-- Start of Exercise materials --
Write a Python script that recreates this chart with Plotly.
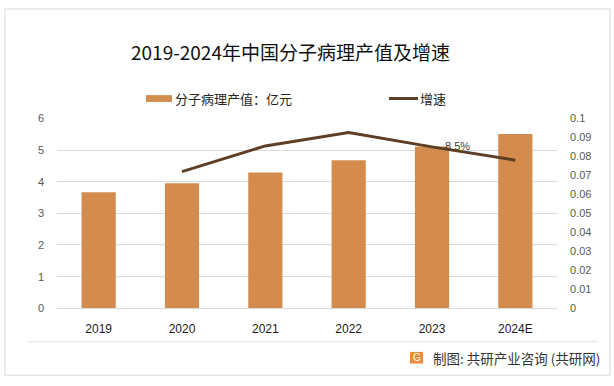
import plotly.graph_objects as go

categories = ["2019", "2020", "2021", "2022", "2023", "2024E"]
output_values = [3.67, 3.95, 4.29, 4.68, 5.11, 5.51]
growth_values = [None, 0.072, 0.0855, 0.0925, 0.085, 0.078]
label_index = 4
label_text = "8.5%"
left_ticks = [0, 1, 2, 3, 4, 5, 6]
right_ticks = [0, 0.01, 0.02, 0.03, 0.04, 0.05, 0.06, 0.07, 0.08, 0.09, 0.1]
right_tick_text = ["0", "0.01", "0.02", "0.03", "0.04", "0.05", "0.06", "0.07", "0.08", "0.09", "0.1"]

W, H = 614, 386
BAR_COLOR = "#D38B4E"
LINE_COLOR = "#5E3E24"
CJK = "Noto Sans CJK SC"
NUM = "Liberation Sans"

def px(x):
    return x / W

def py(y):
    return 1 - y / H

fig = go.Figure()
fig.add_trace(go.Bar(
    x=categories, y=output_values, name="分子病理产值：亿元",
    marker=dict(color=BAR_COLOR, line=dict(width=0)), width=0.41,
    showlegend=False, yaxis="y",
))
fig.add_trace(go.Scatter(
    x=categories, y=growth_values, name="增速", mode="lines",
    line=dict(color=LINE_COLOR, width=3),
    showlegend=False, yaxis="y2", connectgaps=False,
))

fig.update_layout(
    width=W, height=H,
    margin=dict(l=0, r=0, t=0, b=0),
    paper_bgcolor="white", plot_bgcolor="white",
    xaxis=dict(
        domain=[px(57), px(557)], type="category", range=[-0.5, len(categories) - 0.5],
        showgrid=False, showline=True, linecolor="#d9d9d9", linewidth=1,
        ticks="", tickfont=dict(family=NUM, size=12, color="#1a1a1a"),
        ticklabelstandoff=9,
    ),
    yaxis=dict(
        domain=[py(312), py(116)], range=[0, 6], tickvals=left_ticks,
        showgrid=True, gridcolor="#d9d9d9", gridwidth=1, zeroline=False,
        showline=False, ticks="", tickfont=dict(family=NUM, size=11, color="#595959"),
        ticklabelstandoff=12,
    ),
    yaxis2=dict(
        overlaying="y", side="right", range=[0, 0.1], tickvals=right_ticks,
        ticktext=right_tick_text, showgrid=False, zeroline=False, showline=False,
        ticks="", tickfont=dict(family=NUM, size=11, color="#595959"),
        ticklabelstandoff=12, anchor="x",
    ),
    font=dict(family=CJK),
)

shapes = [
    dict(type="rect", xref="paper", yref="paper", x0=px(5), x1=px(610), y0=py(381), y1=py(3),
         line=dict(color="#d9d9d9", width=1), fillcolor="rgba(0,0,0,0)", layer="below"),
    dict(type="line", xref="paper", yref="paper", x0=px(27), x1=px(598), y0=py(346.5), y1=py(346.5),
         line=dict(color="#e3e3e3", width=1)),
    dict(type="rect", xref="paper", yref="paper", x0=px(146), x1=px(172), y0=py(99), y1=py(92),
         line=dict(width=0), fillcolor=BAR_COLOR),
    dict(type="line", xref="paper", yref="paper", x0=px(389), x1=px(418), y0=py(95.5), y1=py(95.5),
         line=dict(color=LINE_COLOR, width=3)),
    dict(type="rect", xref="paper", yref="paper", x0=px(410), x1=px(423), y0=py(369), y1=py(357),
         line=dict(width=0), fillcolor="#F08A3C"),
]

annotations = [
    dict(text="2019-2024年中国分子病理产值及增速", x=px(290), y=py(47), xref="paper", yref="paper",
         showarrow=False, font=dict(family=CJK, size=19, color="#111111"), xanchor="center", yanchor="middle"),
    dict(text="分子病理产值：亿元", x=px(173), y=py(95.5), xref="paper", yref="paper",
         showarrow=False, font=dict(family=CJK, size=13, color="#262626"), xanchor="left", yanchor="middle"),
    dict(text="增速", x=px(418), y=py(95.5), xref="paper", yref="paper",
         showarrow=False, font=dict(family=CJK, size=13, color="#262626"), xanchor="left", yanchor="middle"),
    dict(text="G", x=px(416.5), y=py(363), xref="paper", yref="paper",
         showarrow=False, font=dict(family=NUM, size=10, color="white"), xanchor="center", yanchor="middle"),
    dict(text="制图: 共研产业咨询 (共研网)", x=px(431), y=py(363), xref="paper", yref="paper",
         showarrow=False, font=dict(family=CJK, size=13.5, color="#333333"), xanchor="left", yanchor="middle"),
    dict(text=label_text, x=label_index, y=growth_values[label_index], xref="x", yref="y2",
         showarrow=False, font=dict(family=NUM, size=11, color="#404040"),
         xanchor="left", yanchor="middle", xshift=11, yshift=1),
]

fig.update_layout(shapes=shapes, annotations=annotations)
fig.write_html("out.html", config={"responsive": False, "displayModeBar": False},
               post_script="document.body.style.margin='0';document.body.style.overflow='hidden';")
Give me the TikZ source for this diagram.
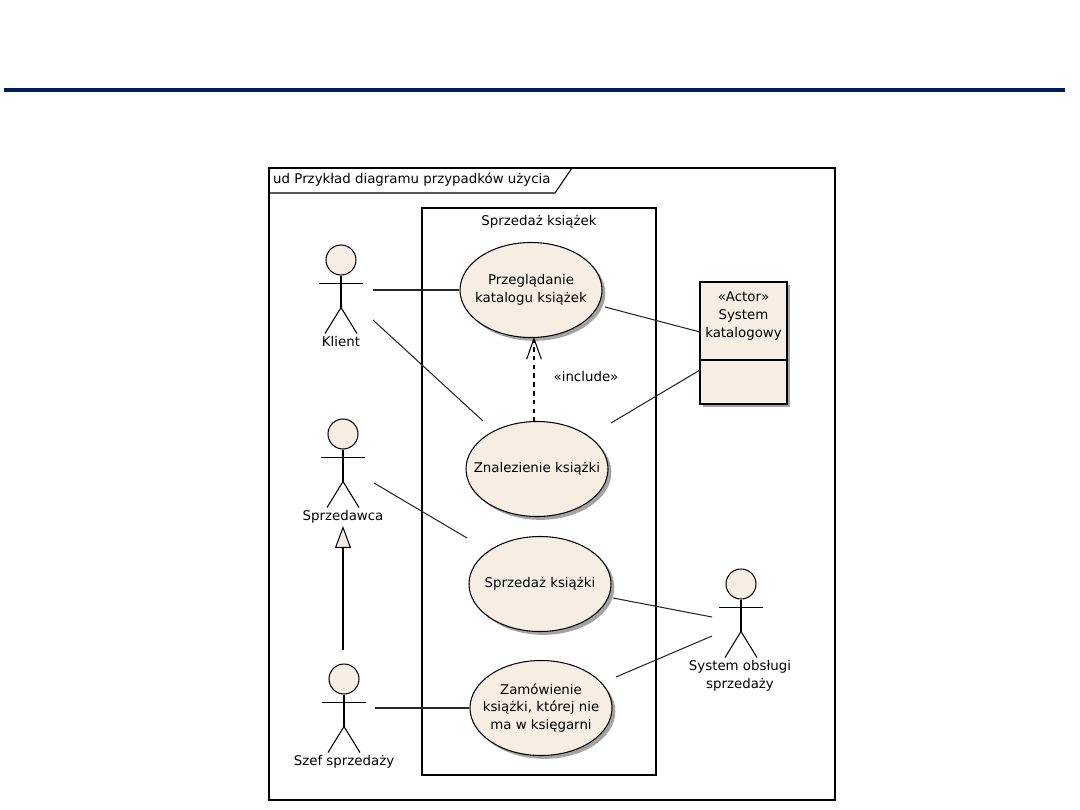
\documentclass[tikz,border=0pt]{standalone}
\usepackage{fontspec}
\setmainfont{DejaVu Sans}
\usepackage{tikz}
\usetikzlibrary{shapes.geometric, arrows.meta, positioning, shadows}
\definecolor{ucfill}{HTML}{F6EEE2}
\definecolor{rulenavy}{HTML}{001A5C}
\tikzstyle{softshadow} = [drop shadow={shadow xshift=0.1cm, shadow yshift=-0.1cm, fill=black!45, opacity=0.8}]
\tikzstyle{usecase} = [ellipse, draw=black, fill=ucfill, line width=0.9pt, inner xsep=-12pt, inner ysep=0pt, text centered, align=center, minimum width=4.26cm, minimum height=2.85cm, font=\fontsize{11.4}{15.3}\selectfont, softshadow]
\tikzstyle{label} = [inner sep=0pt, align=center, font=\fontsize{11.4}{15.3}\selectfont]
\tikzstyle{assoc} = [line width=0.9pt, black!85]
\tikzstyle{head} = [circle, draw=black, fill=ucfill, line width=0.9pt, minimum size=0.9cm, inner sep=0pt]
\tikzstyle{arrow} = [dash pattern=on 4pt off 3.5pt, line width=0.9pt, -{Straight Barb[length=0.62cm, width=0.44cm]}]
\tikzstyle{inherit} = [line width=0.9pt, -{Triangle[open, length=0.66cm, width=0.48cm, fill=ucfill]}]
% stick figure below a named head node
\newcommand{\stickman}[1]{
    \draw [line width=0.9pt] (#1.south) -- ++(0, 32) coordinate (#1hip);
    \draw [line width=0.9pt] ([xshift=-0.66cm, yshift=-0.24cm]#1.south) -- ([xshift=0.66cm, yshift=-0.24cm]#1.south);
    \draw [line width=0.9pt] (#1hip) -- ++(-16, 26);
    \draw [line width=0.9pt] (#1hip) -- ++(16, 26);
}

\begin{document}
\begin{tikzpicture}[x=0.03cm, y=-0.03cm]
    \useasboundingbox (0, 0) rectangle (1080, 810);

    \draw [rulenavy, line width=3.4pt] (4, 90) -- (1065, 90);

    % frame and tab
    \draw [line width=0.9pt] (269, 168) rectangle (835, 800);
    \draw [line width=0.9pt] (269, 193) -- (555, 193) -- (572, 168);
    \node (title) [label, anchor=west] at (273, 180) {ud Przykład diagramu przypadków użycia};

    % system boundary
    \draw [line width=0.9pt] (422, 208) rectangle (656, 775);
    \node (boundary) [label] at (539, 222) {Sprzedaż książek};

    % use cases
    \node (przegl) [usecase] at (531, 290) {Przeglądanie\\katalogu książek};
    \node (znal) [usecase] at (537, 469) {Znalezienie książki};
    \node (sprz) [usecase] at (540, 584) {Sprzedaż książki};
    \node (zam) [usecase] at (541, 708) {Zamówienie\\książki, której nie\\ma w księgarni};

    % actors
    \node (klient) [head] at (341, 260) {};
    \stickman{klient}
    \node (klientlab) [label] at (341, 342) {Klient};
    \node (sprzed) [head] at (343, 434) {};
    \stickman{sprzed}
    \node (sprzedlab) [label] at (343, 517) {Sprzedawca};
    \node (szef) [head] at (344, 679) {};
    \stickman{szef}
    \node (szeflab) [label] at (344, 762) {Szef sprzedaży};
    \node (obsl) [head] at (741, 584) {};
    \stickman{obsl}
    \node (obsllab) [label] at (740, 676) {System obsługi\\sprzedaży};

    % system katalogowy
    \node (katalog) [draw=black, fill=ucfill, line width=0.9pt, minimum width=2.61cm, minimum height=3.66cm, inner sep=0pt, softshadow] at (743.5, 343) {};
    \draw [line width=0.9pt] (700, 360) -- (787, 360);
    \node (kataloglab) [label, anchor=north] at (743.5, 292) {«Actor»\\System\\katalogowy};

    % free ends of the associations
    \coordinate (k1) at (373, 290);
    \coordinate (k2) at (373, 320);
    \coordinate (s1) at (374, 483);
    \coordinate (z1) at (375, 708);
    \coordinate (o1) at (712, 617);
    \coordinate (o2) at (712, 636);
    \coordinate (p1) at (605, 307);
    \coordinate (z2) at (611, 423);
    \coordinate (z3) at (483, 421);
    \coordinate (s2) at (467, 538);
    \coordinate (s3) at (613, 598);
    \coordinate (z4) at (616, 677);
    \coordinate (kat1) at (700, 332);
    \coordinate (kat2) at (700, 370);
    \coordinate (inc) at (534, 422);
    \coordinate (incend) at (534, 337);
    \coordinate (gen) at (343, 650);
    \coordinate (genend) at (343, 526);

    \draw [assoc] (k1) -- (przegl.west);
    \draw [assoc] (k2) -- (z3);
    \draw [assoc] (s1) -- (s2);
    \draw [assoc] (z1) -- (zam.west);
    \draw [assoc] (p1) -- (kat1);
    \draw [assoc] (z2) -- (kat2);
    \draw [assoc] (s3) -- (o1);
    \draw [assoc] (z4) -- (o2);

    \draw [arrow] (inc) -- (incend);
    \node (inclab) [label] at (586, 377) {«include»};
    \draw [inherit] (gen) -- (genend);

\end{tikzpicture}
\end{document}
-- End of Exercise materials --
— Exercise instructions —
Without the pictures, repeat the entries above line by line, from the first through the one that contains "return 1 - y / H", both ends included.

— Written reply —
Write a Python script that recreates this chart with Plotly.
import plotly.graph_objects as go

categories = ["2019", "2020", "2021", "2022", "2023", "2024E"]
output_values = [3.67, 3.95, 4.29, 4.68, 5.11, 5.51]
growth_values = [None, 0.072, 0.0855, 0.0925, 0.085, 0.078]
label_index = 4
label_text = "8.5%"
left_ticks = [0, 1, 2, 3, 4, 5, 6]
right_ticks = [0, 0.01, 0.02, 0.03, 0.04, 0.05, 0.06, 0.07, 0.08, 0.09, 0.1]
right_tick_text = ["0", "0.01", "0.02", "0.03", "0.04", "0.05", "0.06", "0.07", "0.08", "0.09", "0.1"]

W, H = 614, 386
BAR_COLOR = "#D38B4E"
LINE_COLOR = "#5E3E24"
CJK = "Noto Sans CJK SC"
NUM = "Liberation Sans"

def px(x):
    return x / W

def py(y):
    return 1 - y / H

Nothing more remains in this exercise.